Estigmas versus comunicação
Reconhecendo que existe um "estigma na comunidade" em relação a esta doença, o responsável do GAT realça que a comunicação é fundamental para que isso não se agrave. "Se não soubermos comunicar bem, pode ser complicado".
"Vimos isso em relação à Covid-19 com a população chinesa (...) e foi preciso comunicar melhor sobre quem era afetado. E vimos também, no início da pandemia do VIH que houve a atribuição desta doença a determinados grupos que eram mais afetados, de facto, o que teve um impacto na própria epidemia que transbordou para outros grupos de uma maneira tão violenta que acabou por ser uma epidemia geral".
No caso concreto da monkeypox, "houve um primeiro momento em que talvez todos se tenham sentido um pouco perdidos em relação à comunicação - como comunicar e o que comunicar -, precisamente por não se conhecer bem a doença". Por esse motivo, "a comunicação inicial pode ter pecado pela demora e não pela sua tipologia".
O principal problema começa e acaba na falta de investimento não só na monkeypox, mas em todas as doenças infecciosas.
Para isso, além de investimento, é crucial que as autoridades de saúde estejam alinhadas com a comunidade. E nisso, elogia Ricardo, Portugal esteve bem.
Vacinação. O que fazer e onde ir?
Quem integrar os critérios para ser vacinado, residindo nos distritos de Lisboa ou Setúbal, basta contactar os serviços do GAT e agendar a vacinação.
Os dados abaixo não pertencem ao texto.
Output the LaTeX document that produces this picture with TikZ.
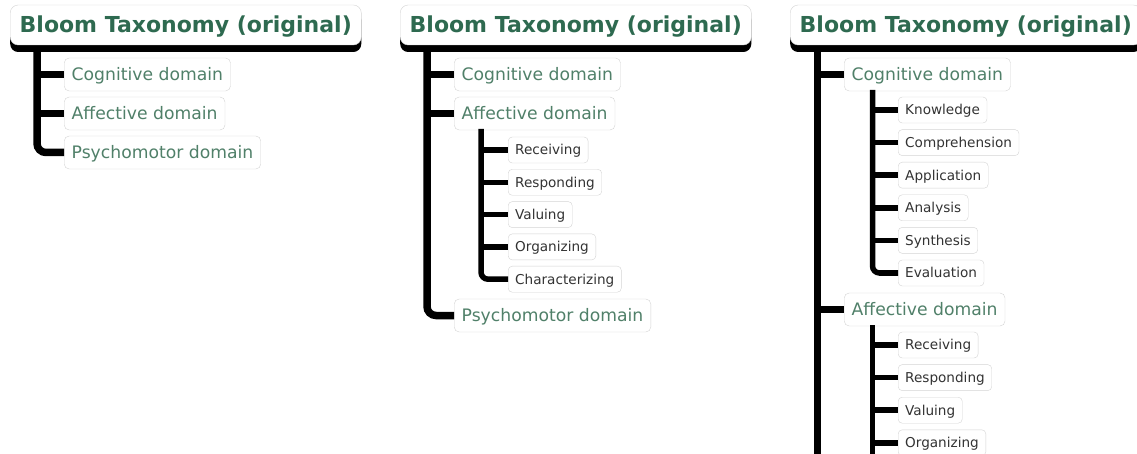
\documentclass[tikz,border=0pt]{standalone}
\usepackage{fontspec}
\setmainfont{DejaVu Sans}
\usetikzlibrary{calc}
\definecolor{titlegreen}{RGB}{46,106,80}
\definecolor{childgreen}{RGB}{80,128,105}
\definecolor{subgrey}{RGB}{51,51,51}
\definecolor{boxgrey}{RGB}{212,212,212}
\newcommand{\titlefont}{\bfseries\fontsize{22}{26}\selectfont}
\newcommand{\childfont}{\fontsize{17.2}{20}\selectfont}
\newcommand{\subfont}{\fontsize{13.6}{16}\selectfont}
\tikzset{
  titlebox/.style={draw=boxgrey, fill=white, rounded corners=8pt, anchor=west,
    minimum height=40pt, inner xsep=9.5pt, inner ysep=0pt,
    text height=16pt, text depth=0pt, font=\titlefont, text=titlegreen,
    preaction={fill=black, transform canvas={yshift=-7pt}}},
  childbox/.style={draw=boxgrey, fill=white, rounded corners=5pt, anchor=west,
    minimum height=33pt, inner xsep=7.5pt, inner ysep=0pt,
    text height=12.5pt, text depth=0pt, font=\childfont, text=childgreen},
  subbox/.style={draw=boxgrey, fill=white, rounded corners=4pt, anchor=west,
    minimum height=26pt, inner xsep=7pt, inner ysep=0pt,
    text height=9.9pt, text depth=0pt, font=\subfont, text=subgrey},
  trunk/.style={draw=black, line width=7.5pt, rounded corners=9pt},
  subtrunk/.style={draw=black, line width=5.5pt, rounded corners=7pt},
}
\begin{document}
\begin{tikzpicture}[x=1pt, y=-1pt]
\useasboundingbox (0,0) rectangle (1137,454);
\fill[white] (0,0) rectangle (1137,454);
\clip (0,0) rectangle (1137,454);

% ---- first tree: three domains ----
\node[titlebox] (a0) at (10,25) {Bloom Taxonomy (original)};
\node[childbox] (acog) at (64,74.5) {Cognitive domain};
\node[childbox] (aaff) at (64,113.5) {Affective domain};
\node[childbox] (apsy) at (64,152.5) {Psychomotor domain};
\coordinate (atop) at (37,48);
\draw[trunk] (atop) |- (apsy.west);
\draw[trunk] (atop |- acog.west) -- (acog.west);
\draw[trunk] (atop |- aaff.west) -- (aaff.west);

% ---- second tree: affective domain expanded ----
\node[titlebox] (b0) at (400,25) {Bloom Taxonomy (original)};
\node[childbox] (bcog) at (454,74.5) {Cognitive domain};
\node[childbox] (baff) at (454,113.5) {Affective domain};
\node[subbox] (brec) at (508,150) {Receiving};
\node[subbox] (bres) at (508,182.3) {Responding};
\node[subbox] (bval) at (508,214.6) {Valuing};
\node[subbox] (borg) at (508,246.9) {Organizing};
\node[subbox] (bcha) at (508,279.2) {Characterizing};
\node[childbox] (bpsy) at (454,315.5) {Psychomotor domain};
\coordinate (btop) at (427,48);
\draw[trunk] (btop) |- (bpsy.west);
\draw[trunk] (btop |- bcog.west) -- (bcog.west);
\draw[trunk] (btop |- baff.west) -- (baff.west);
\coordinate (bsub) at (481,129);
\draw[subtrunk] (bsub) |- (bcha.west);
\foreach \n in {brec,bres,bval,borg}
  \draw[subtrunk] (bsub |- \n.west) -- (\n.west);

% ---- third tree: cognitive and affective domains expanded ----
\node[titlebox] (c0) at (790,25) {Bloom Taxonomy (original)};
\node[childbox] (ccog) at (844,74.5) {Cognitive domain};
\node[subbox] (ckno) at (898,110) {Knowledge};
\node[subbox] (ccom) at (898,142.6) {Comprehension};
\node[subbox] (capp) at (898,175.2) {Application};
\node[subbox] (cana) at (898,207.8) {Analysis};
\node[subbox] (csyn) at (898,240.4) {Synthesis};
\node[subbox] (ceva) at (898,273) {Evaluation};
\node[childbox] (caff) at (844,309.5) {Affective domain};
\node[subbox] (crec) at (898,345) {Receiving};
\node[subbox] (cres) at (898,377.6) {Responding};
\node[subbox] (cval) at (898,410.2) {Valuing};
\node[subbox] (corg) at (898,442.8) {Organizing};
\coordinate (ctop) at (817.5,48);
\coordinate (cend) at (817.5,480);
\draw[trunk] (ctop) -- (cend);
\draw[trunk] (ctop |- ccog.west) -- (ccog.west);
\draw[trunk] (ctop |- caff.west) -- (caff.west);
\coordinate (csubA) at (872.5,90);
\draw[subtrunk] (csubA) |- (ceva.west);
\foreach \n in {ckno,ccom,capp,cana,csyn}
  \draw[subtrunk] (csubA |- \n.west) -- (\n.west);
\coordinate (csubB) at (872.5,325);
\coordinate (csubBend) at (872.5,480);
\draw[subtrunk] (csubB) -- (csubBend);
\foreach \n in {crec,cres,cval,corg}
  \draw[subtrunk] (csubB |- \n.west) -- (\n.west);
\end{tikzpicture}
\end{document}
Fora destes distritos, é preciso procurar os serviços das administrações regionais de saúde (ARS).
Em Portugal, os primeiros cinco casos de infeção humana por VMPX foram confirmados a 3 de maio. Desde então até 19 de outubro de 2022, foram identificados 944 casos confirmados laboratorialmente. Oito dizem respeito a mulheres.
Segundo dados da DGS, de 16 de julho a 16 de outubro, foram vacinados no contexto de vacinação pós-exposição, 554 contactos. Já a vacinação preventiva para grupos com risco acrescido de infeção, que se iniciou a 26 de setembro com a atualização da norma, chegou a 261 pessoas.
O surto de varíola dos macacos foi declarado como uma emergência de saúde pública internacional pela Organização Mundial de Saúde (OMS) a 23 de julho deste ano.